Over the past few days I’ve been discussing an important paper in the journal Science that reveals supposed Ediacaran bilaterian animal fossils (see here and here, with more to come). Meanwhile, this past weekend, I happened to go on a trip with friends here in Western Washington to do some tide-pooling, beach-combing, and fossil-hunting. We had a fantastic time enjoying the beauty of the inland-coastal Pacific Northwest.
During our excursion, I also stumbled on a few things that, with that Science paper in mind, caught my attention. In one instance I found a kelp on the beach with its holdfast still nicely attached. A photo of it is at the top (the holdfast is near the pointy “pick” end of my rock hammer). This is not an unusual find for the area, but it reminded me of the fossil in Figure 3 of the Science paper labeled “A to E” which had a “basal holdfast disc” — a fossil that the paper labeled as a “bilaterian” animal.
Obviously Not an Animal
Now the holdfast on the kelp I found is not “disc-like” and I’m in no way suggesting that what the Science paper discovered was kelp. But kelp is obviously not an animal — or a plant, it’s actually a form of brown algae that belongs to Kingdom Protista. This kelp reminds us that having something like a holdfast could easily place you as a non-bilaterian and even non-animal form.
But this kelp specimen wasn’t the was most interesting one that I found! Later, while walking along the beach, I chanced upon part of a kelp stipe (the kelp “tube” that is situated between the holdfast and the air bladder). It was slightly rotten in places with perforations that had appeared as a result of the rot. This perforated tube looked remarkably similar to the supposed “bilaterian animal fossil” that was reported in the Science paper, Figure 3:


The Science paper compared this particular fossil to “the Cambrian Margaretia dorus, most recently interpreted as a dwelling tube for enteropneust hemichordate worms.” But the picture here shows that a highly similar structure can be found that has nothing to do with hemichordate worms.
Good Reasons to Doubt
Again, I’m not saying that this tubelike Ediacaran fossil they discovered is kelp. What I am saying is that we have to remember these weird Ediacaran fossils can easily be convergently similar to forms that they’re totally unrelated to. From an evolutionary view, these similarities are due most likely to chance, not common ancestry. So if this strange Ediacaran fossil can strongly convergently resemble kelp, then its similarities to the Cambrian organism Margaretia dorus might also be due to convergence and not the result of some evolutionary relationship.

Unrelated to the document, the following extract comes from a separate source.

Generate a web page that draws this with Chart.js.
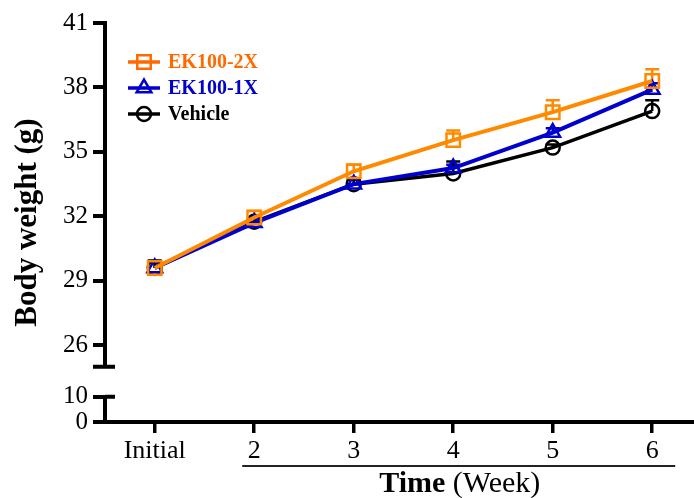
<!DOCTYPE html>
<html><head><meta charset="utf-8">
<script src="https://cdn.jsdelivr.net/npm/chart.js@4/dist/chart.umd.min.js"></script>
<style>html,body{margin:0;padding:0;background:#fff;}#wrap{width:694px;height:498px;}</style>
</head><body><div id="wrap"><canvas id="c" width="694" height="498"></canvas></div>
<script>
// ---- data ----
const categories = ['Initial', '2', '3', '4', '5', '6'];
const seriesNames = ['EK100-2X', 'EK100-1X', 'Vehicle'];
const ek2x = [29.6, 31.95, 34.1, 35.55, 36.85, 38.3];
const ek2xErr = [0.3, 0.3, 0.3, 0.45, 0.55, 0.55];
const ek1x = [29.6, 31.7, 33.5, 34.25, 35.9, 37.9];
const ek1xErr = [0.3, 0.2, 0.2, 0.15, 0.2, 0.3];
const vehicle = [29.6, 31.75, 33.5, 34.0, 35.2, 36.9];
const vehicleErr = [0.35, 0.2, 0.25, 0.55, 0.15, 0.5];
const upperTicks = [26, 29, 32, 35, 38, 41];
const lowerTicks = [0, 10];
const xTitleBold = 'Time';
const xTitleRest = ' (Week)';
const yTitle = 'Body weight (g)';

// ---- broken axis mapping ----
const Y_MIN = 22.43, Y_MAX = 41, BREAK_TOP = 25, LOWER_SCALE = 0.117;
const mapLower = v => Y_MIN + v * LOWER_SCALE;

const serif = "'Liberation Serif', 'Times New Roman', serif";
const colors = ['#FF8A00', '#0000CC', '#000000'];
const legendColors = ['#FF6A00', '#0000CC', '#000000'];
const styles = ['rect', 'triangle', 'circle'];
const radii = [9.5, 8.5, 7];
const values = [ek2x, ek1x, vehicle];
const errs = [ek2xErr, ek1xErr, vehicleErr];

const datasets = values.map((vals, k) => ({
  label: seriesNames[k],
  data: vals.map((v, i) => ({x: i, y: v})),
  borderColor: colors[k],
  backgroundColor: 'rgba(0,0,0,0)',
  borderWidth: k === 2 ? 3.5 : 4,
  pointStyle: styles[k],
  pointRadius: radii[k],
  pointBorderWidth: 2.5,
  pointBorderColor: colors[k],
  pointBackgroundColor: 'rgba(0,0,0,0)',
  pointHoverRadius: radii[k],
  tension: 0,
  clip: false
}));

const tickLabels = lowerTicks.concat(upperTicks).map(String);

const decor = {
  id: 'decor',
  beforeDatasetsDraw(chart) {
    const ctx = chart.ctx, xs = chart.scales.x, ys = chart.scales.y;
    ctx.save();
    ctx.lineWidth = 2.5;
    values.forEach((vals, k) => {
      ctx.strokeStyle = colors[k];
      vals.forEach((v, i) => {
        const px = xs.getPixelForValue(i);
        const y0 = ys.getPixelForValue(v);
        const y1 = ys.getPixelForValue(v + errs[k][i]);
        ctx.beginPath();
        ctx.moveTo(px, y0); ctx.lineTo(px, y1);
        ctx.moveTo(px - 7, y1); ctx.lineTo(px + 7, y1);
        ctx.stroke();
      });
    });
    ctx.restore();
  },
  afterDraw(chart) {
    const ctx = chart.ctx, xs = chart.scales.x, ys = chart.scales.y;
    const ax = chart.chartArea.left;
    ctx.save();
    ctx.strokeStyle = '#000';
    ctx.lineWidth = 4;
    ctx.lineCap = 'butt';
    const yTop = ys.getPixelForValue(Y_MAX) - 2;
    const yBrk = ys.getPixelForValue(BREAK_TOP);
    ctx.beginPath();
    ctx.moveTo(ax, yTop); ctx.lineTo(ax, yBrk);
    ctx.moveTo(ax - 12, yBrk); ctx.lineTo(ax + 10, yBrk);
    const yL10 = ys.getPixelForValue(mapLower(lowerTicks[1]));
    const yL0 = ys.getPixelForValue(mapLower(lowerTicks[0])) + 2;
    ctx.moveTo(ax, yL10); ctx.lineTo(ax, yL0);
    ctx.moveTo(ax, yL10); ctx.lineTo(ax + 10, yL10);
    ctx.stroke();
    const u0 = xs.getPixelForValue(1) - 12;
    const u1 = xs.getPixelForValue(5) + 23;
    ctx.lineWidth = 2;
    ctx.strokeStyle = '#222';
    ctx.beginPath();
    ctx.moveTo(u0, 466); ctx.lineTo(u1, 466);
    ctx.stroke();
    ctx.fillStyle = '#000';
    ctx.textBaseline = 'alphabetic';
    ctx.font = "bold 30px " + serif;
    const wb = ctx.measureText(xTitleBold).width;
    ctx.font = "30px " + serif;
    const wr = ctx.measureText(xTitleRest).width;
    const cx = (u0 + u1) / 2 + 1;
    let sx = cx - (wb + wr) / 2;
    ctx.font = "bold 30px " + serif;
    ctx.fillText(xTitleBold, sx, 492);
    ctx.font = "30px " + serif;
    ctx.fillText(xTitleRest, sx + wb, 492);
    ctx.textBaseline = 'middle';
    ctx.font = "bold 20px " + serif;
    const rows = [62, 88, 114];
    seriesNames.forEach((name, k) => {
      const y = rows[k];
      ctx.strokeStyle = legendColors[k];
      ctx.lineWidth = 3.5;
      ctx.beginPath(); ctx.moveTo(128, y); ctx.lineTo(160, y); ctx.stroke();
      ctx.lineWidth = 2.5;
      ctx.fillStyle = 'rgba(0,0,0,0)';
      Chart.helpers.drawPoint(ctx, {pointStyle: styles[k], radius: radii[k], rotation: 0, borderWidth: 2.5}, 144, y);
      ctx.fillStyle = legendColors[k];
      ctx.fillText(name, 168, y + 1);
    });
    ctx.restore();
  }
};

new Chart(document.getElementById('c'), {
  type: 'line',
  data: {datasets},
  options: {
    responsive: false,
    devicePixelRatio: 1,
    animation: false,
    layout: {autoPadding: false, padding: {top: 23, right: 0, bottom: 0, left: 0}},
    plugins: {legend: {display: false}, tooltip: {enabled: false}},
    scales: {
      x: {
        type: 'linear',
        min: -0.5,
        max: 5.42,
        afterBuildTicks: s => { s.ticks = categories.map((_, i) => ({value: i})); },
        afterFit: s => { s.height = 76; s.paddingRight = 0; s.paddingLeft = 0; },
        ticks: {
          callback: (v) => categories[v],
          font: {family: serif, size: 26},
          color: '#000',
          padding: 3,
          autoSkip: false,
          maxRotation: 0
        },
        grid: {drawOnChartArea: false, drawTicks: true, tickLength: 11, lineWidth: 3.5, color: '#000'},
        border: {display: true, color: '#000', width: 4}
      },
      y: {
        type: 'linear',
        min: Y_MIN,
        max: Y_MAX,
        afterBuildTicks: s => { s.ticks = lowerTicks.map(mapLower).concat(upperTicks).map(v => ({value: v})); },
        afterFit: s => { s.width = 105; s.paddingTop = 0; s.paddingBottom = 0; },
        ticks: {
          callback: (v, i) => tickLabels[i],
          font: {family: serif, size: 25},
          color: '#000',
          padding: 5,
          autoSkip: false
        },
        grid: {drawOnChartArea: false, drawTicks: true, tickLength: 12, lineWidth: 4, color: '#000'},
        border: {display: false},
        title: {
          display: true,
          text: yTitle,
          font: {family: serif, size: 31, weight: 'bold'},
          color: '#000',
          padding: {top: 9, bottom: 0}
        }
      }
    }
  },
  plugins: [decor]
});
</script>
</body></html>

Strangely, the Science paper seems uninterested in remembering or investigating how Ediacaran forms have often been found to convergently resemble later flora, fauna, or even protists (which, again, are neither plant nor animal). In their enthusiasm, the researchers went straight for the conclusion that the fossils in question are Precambrian bilaterian animals. But a simple stroll along the beach shows that there are good reasons to question that conclusion.